On the other hand, if one wanted to determine precisely where the massive body was located, or where precisely the front of a body (or aft end of a body) is located at any time, then the Lorentz Transformations are used and relative seperation is vital. However here, your are considering the material body. Mass is just a scalar property of the material body.

pess

4. Oct 15, 2006

### MeJennifer

Interesting topic.

I believe the issue here is, what our distinguished member JesseM frequently calls, the difference between "observing" and "seeing".

If we take a "Doppler" view of reality, in other words a world view based on when light pulses are actually received then distance is most certainly a factor.

Actually my preference goes towards treating relativistic effects by avoiding the construction of a plane of simultaneity as some idea of reality, but instead to use the actual times when light pulses are received. I would be interested to hear what distinguished member bernhard.rothenstein has to say on this topic.

I would venture that if we ever get space traveling at relativistic speeds there would be more of a need to measure and predict the time of receiving light signals then a need to construct a plane of simultaneity.

Last edited: Oct 15, 2006
5. Oct 16, 2006

### pmb_phy

That is an excellant observation. If you read either Taylor or Wheeler's texts on relativity they will often use the term reckon so as not to confuse it with what the eye sees.

Best wishes

Pete

6. Oct 16, 2006

### ZapperZ

Staff Emeritus
Humm... then are you saying that when a police officer does a radar scan on you moving at 80 mph, there is a difference other than the "time of flight" if he/she is doing this when you are 1/2 a mile away versus when you're 10 miles away?

Zz.

7. Oct 16, 2006

### Severian

I think she is refering to the difference of whether the frame of reference has one observer sitting at the origin, or infinitely many little helpers sitting at every point in space, at rest with respect to the observer.

In other words, the time coordinate of an event is the time as measured by the 'helper' at the space-coordinate on the event - not the time at which the observer at the origin would 'see' the event happen.

8. Oct 16, 2006

### ZapperZ

Staff Emeritus
Er.. then I don't see the connection here with the OP, especially with regards to the observed time dilation and length contraction.
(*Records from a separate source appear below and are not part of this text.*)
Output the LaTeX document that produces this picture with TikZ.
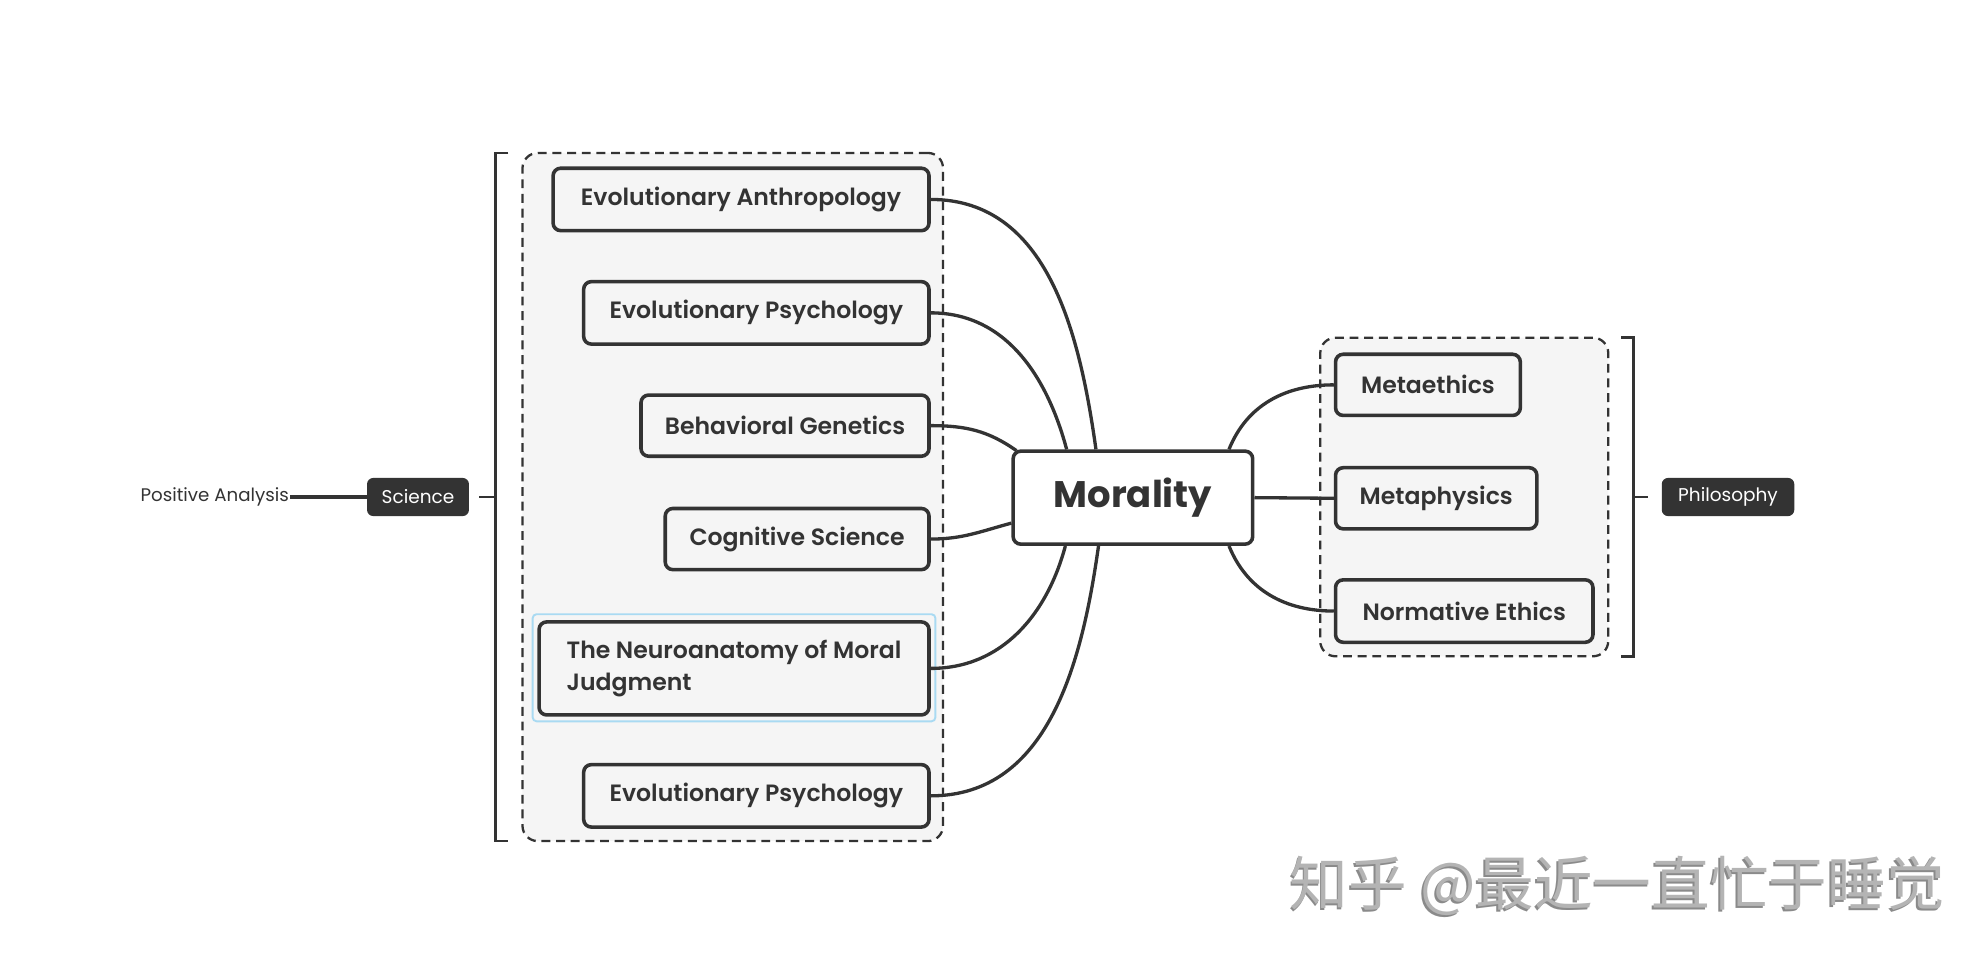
\documentclass[tikz,border=0pt]{standalone}
\usepackage{fontspec}
\setmainfont{Poppins}[BoldFont={Poppins SemiBold}]
\newfontfamily\heavyfont{Poppins Bold}
\newfontfamily\cjk{Noto Sans CJK SC}
\definecolor{dk}{HTML}{333333}
\definecolor{lg}{HTML}{F5F5F5}
\definecolor{hl}{HTML}{A9DAF2}
\definecolor{wmgray}{HTML}{B4B4B4}
\definecolor{wmshadow}{HTML}{8A8A8A}
\begin{document}
\begin{tikzpicture}[x=1pt,y=1pt,
  topic/.style={draw=dk, line width=2.8pt, fill=lg, rounded corners=6pt,
    font=\bfseries\fontsize{18.5}{25}\selectfont, text=dk, inner sep=0pt, align=center},
  central/.style={draw=dk, line width=2.8pt, fill=white, rounded corners=6pt,
    font=\heavyfont\fontsize{29}{33}\selectfont, text=dk, inner sep=0pt,
    minimum width=188pt, minimum height=73pt},
  label/.style={fill=dk, rounded corners=5pt, text=white, inner sep=0pt,
    font=\fontsize{14.5}{17}\selectfont, minimum height=30pt},
  plain/.style={text=dk, inner sep=1pt, font=\fontsize{14.3}{17}\selectfont},
  group/.style={draw=dk, line width=1.8pt, dash pattern=on 7pt off 4.5pt,
    fill=lg, rounded corners=12pt, inner sep=0pt},
  conn/.style={draw=dk, line width=2.6pt},
  brk/.style={draw=dk, line width=2pt},
  wmark/.style={anchor=west, inner sep=0pt, font=\cjk\fontsize{46}{46}\selectfont},
]
\useasboundingbox (0,0) rectangle (1560,-755);

% groups
\node[group, minimum width=330pt, minimum height=540pt] (lgrp) at (575,-390) {};
\node[group, minimum width=226pt, minimum height=250pt] (rgrp) at (1149,-390) {};

% brackets
\draw[brk] (399,-120) -- (389,-120) -- (389,-660) -- (399,-660);
\draw[brk] (376,-390) -- (389,-390);
\draw[brk] (1272,-265) -- (1282,-265) -- (1282,-515) -- (1272,-515);
\draw[brk] (1282,-390) -- (1293,-390);

% highlight of selected topic
\draw[hl, line width=1.5pt, rounded corners=3pt] (418,-482) rectangle (734,-566);

% nodes
\node[central] (mor) at (889,-390.5) {Morality};
\node[topic, minimum width=295pt, minimum height=49pt] (ea) at (581.5,-156.5) {Evolutionary Anthropology};
\node[topic, minimum width=271pt, minimum height=49pt] (ep1) at (593.5,-245.5) {Evolutionary Psychology};
\node[topic, minimum width=226pt, minimum height=48pt] (bg) at (616,-334) {Behavioral Genetics};
\node[topic, minimum width=207pt, minimum height=48pt] (cs) at (625.5,-423) {Cognitive Science};
\node[topic, minimum width=306pt, minimum height=73pt, align=left] (na) at (576,-524.5) {The Neuroanatomy of Moral\\Judgment};
\node[topic, minimum width=271pt, minimum height=49pt] (ep2) at (593.5,-624.5) {Evolutionary Psychology};
\node[topic, minimum width=145pt, minimum height=48pt] (me) at (1120.5,-302) {Metaethics};
\node[topic, minimum width=158pt, minimum height=48pt] (mp) at (1127,-391) {Metaphysics};
\node[topic, minimum width=202pt, minimum height=49pt] (ne) at (1149,-479.5) {Normative Ethics};

\node[label, minimum width=80pt] (sci) at (328,-390) {Science};
\node[label, minimum width=104pt] (phil) at (1356,-390) {Philosophy};
\node[plain] (pa) at (168.5,-390) {Positive Analysis};

% connectors
\draw[conn, line width=3pt] (pa.east) -- (sci.west);
\draw[conn] ([xshift=-29pt]mor.north) to[out=98,in=0] (ea.east);
\draw[conn] ([xshift=-52pt]mor.north) to[out=105,in=0] (ep1.east);
\draw[conn] ([xshift=4pt,yshift=-1pt]mor.north west) to[out=145,in=0] (bg.east);
\draw[conn] ([yshift=-20pt]mor.west) to[out=195,in=0] (cs.east);
\draw[conn] ([xshift=-53pt]mor.south) to[out=-105,in=0] (na.east);
\draw[conn] ([xshift=-27pt]mor.south) to[out=-98,in=0] (ep2.east);
\draw[conn] ([xshift=-20pt]mor.north east) to[out=68,in=180] (me.west);
\draw[conn] (mor.east) -- (mp.west);
\draw[conn] ([xshift=-20pt]mor.south east) to[out=-68,in=180] (ne.west);

% watermark (shadow + text)
\node[wmark, text=wmshadow] (wms) at (1010.5,-697) {知乎 @最近一直忙于睡觉};
\node[wmark, text=wmgray] (wm) at (1012,-695) {知乎 @最近一直忙于睡觉};
\end{tikzpicture}
\end{document}
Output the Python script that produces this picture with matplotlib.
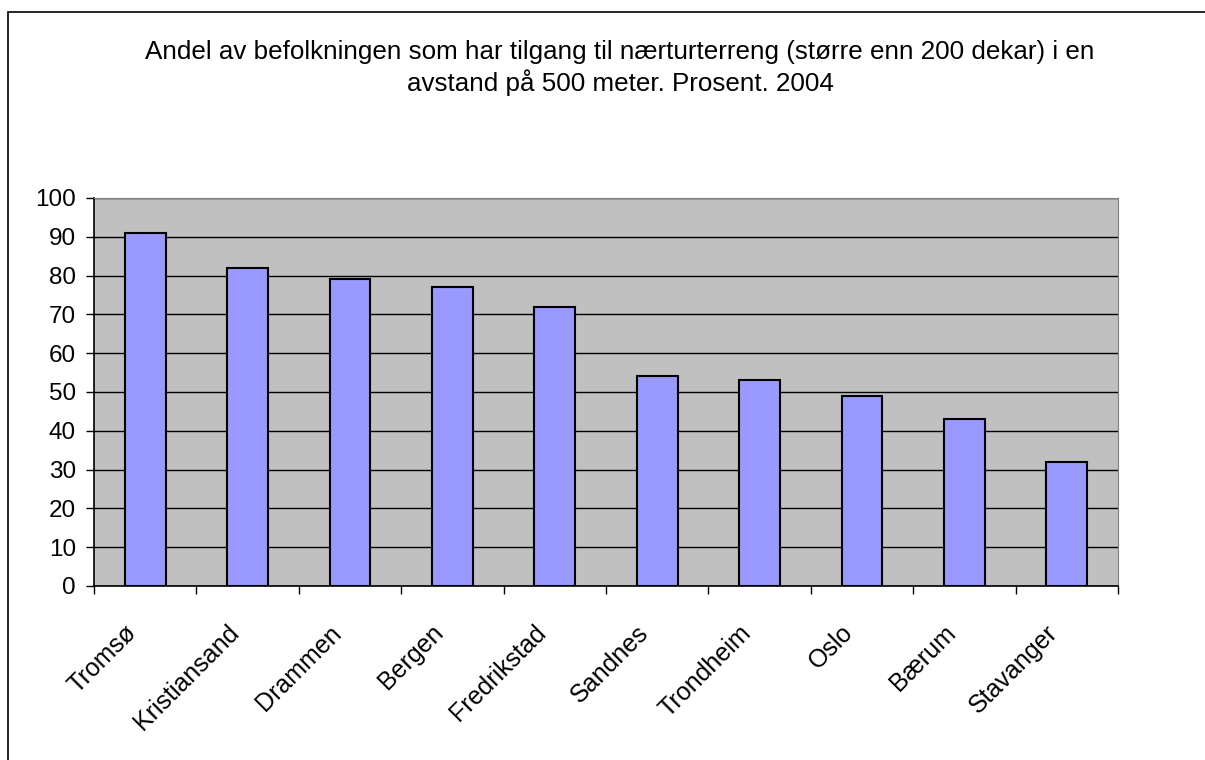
import numpy as np
import matplotlib.pyplot as plt
from matplotlib.patches import Rectangle

plt.rcParams['font.family'] = ['Liberation Sans', 'DejaVu Sans']

kommuner = ['Tromsø', 'Kristiansand', 'Drammen', 'Bergen', 'Fredrikstad',
            'Sandnes', 'Trondheim', 'Oslo', 'Bærum', 'Stavanger']
andel = [91, 82, 79, 77, 72, 54, 53, 49, 43, 32]
y_ticks = list(range(0, 101, 10))
tittel = ['Andel av befolkningen som har tilgang til nærturterreng (større enn 200 dekar) i en',
          'avstand på 500 meter. Prosent. 2004']

W, H = 1205, 760
fig = plt.figure(figsize=(W / 100, H / 100), dpi=100)
ax = fig.add_axes([94 / W, 1 - 586 / H, 1024 / W, 388 / H])

# outer chart frame
fig.patches.append(Rectangle((8 / W, -0.05), 1.2, 1 - 12 / H + 0.05,
                             transform=fig.transFigure, fill=False,
                             edgecolor='black', linewidth=1.2))

x = np.arange(len(kommuner))
ax.set_facecolor('#C0C0C0')
ax.bar(x, andel, width=0.4, color='#9999FF', edgecolor='black', linewidth=1.5, zorder=3)

ax.set_xlim(-0.5, len(kommuner) - 0.5)
ax.set_ylim(0, 100)
ax.set_yticks(y_ticks)
ax.yaxis.grid(True, color='black', linewidth=1.0, zorder=1)
ax.set_axisbelow(True)
ax.tick_params(axis='y', labelsize=17.5, length=6, width=1, direction='out', pad=7)

# category boundary ticks, labels centred under the bars
ax.set_xticks(np.arange(len(kommuner) + 1) - 0.5)
ax.set_xticklabels([])
ax.tick_params(axis='x', length=6, width=1, direction='out')
for xi, navn in zip(x, kommuner):
    ax.annotate(navn, xy=(xi, 0), xycoords=('data', 'axes fraction'),
                xytext=(-9, -31), textcoords='offset points',
                rotation=45, ha='right', va='center', rotation_mode='anchor',
                fontsize=18)

for side in ['top', 'right']:
    ax.spines[side].set_color('#808080')
for side in ['left', 'bottom']:
    ax.spines[side].set_color('black')
    ax.spines[side].set_linewidth(1.2)

for linje, y_px in zip(tittel, [59, 91]):
    fig.text(620 / W, 1 - y_px / H, linje, ha='center', va='baseline', fontsize=18.7)

fig.savefig('out.png', dpi=100, facecolor='white')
Are these two values dependent on the distance between the two frames? If it is, then I'd like to see it worked out for when those two aren't moving.

Zz.

9. Oct 16, 2006

### bernhard.rothenstein

If you have in mind the distance between the origins of the two inertial reference frames, you should have in mind that the Lorentz-Einstein transformations are derived considering that at t=t'=0 the origins O and O' are located at the same point in space x=x'=0 considering that the reference frames are in the standard arrangement. The distance between the two origins is a function of the relative velocity of the two frames and of the time. Taking into account that fact, there are no special problems with lenght contraction and time dilation.

10. Oct 16, 2006

### bernhard.rothenstein

I used to say to my students that the concept of event is fundamental in physics. As an Einstenian observer located at a given point in space I can attribute to an event which takes place in front of me my own space coordinates and the reading of my wrist watch which is synchronized using Einsten's clock synchronization procedure with the clock of my chief observer located at the origin of my rest frame. Located at the origin of my rest frame I can register simultaneously light signals which have left at different times the different points of a luminous profile (photographic detection of the space-time coordinates of an event and we can say visual detection as well). Located at the origin of my rest frame I can handle a radar detection device sending out a light signal at a given time displayed by my wrist watch and receiving it back after reflection on the point where the event takes place at another time displayed by my wrist watch as well. The two times enable me to reckon the space-time coordinates of the event associated with the reflection of the light signal on it. I can use the parallax method as well. Physicists, cleaver as they are could invent other ways to do the same job. Special relativity, with its postulates becomes involved when I try to establish a relationship between the space time coordinates of the same event detected from two inertial reference frames in relative motion taking into account the peculiarities of the different procedures mentioned above. The procedure I prefere is a question of taste and "de gustibus...". Reading the lines above take please in to account that I told all that to my students not in English.
The best things a physicist can offer to another one are information and criticism

11. Oct 16, 2006

### bernhard.rothenstein

mass formula

When we speak about the mass formula you mention, we should say that it holds only in a given inertial reference frame relative to which the particle with rest mass mo moves with velocity V. You will also find in the literature the formula
m=mogamma(1+u'V/cc)
where u' represents the velocity of the same particle relative to an inertial reference frame which moves at its turn with speed V relative to your rest frame.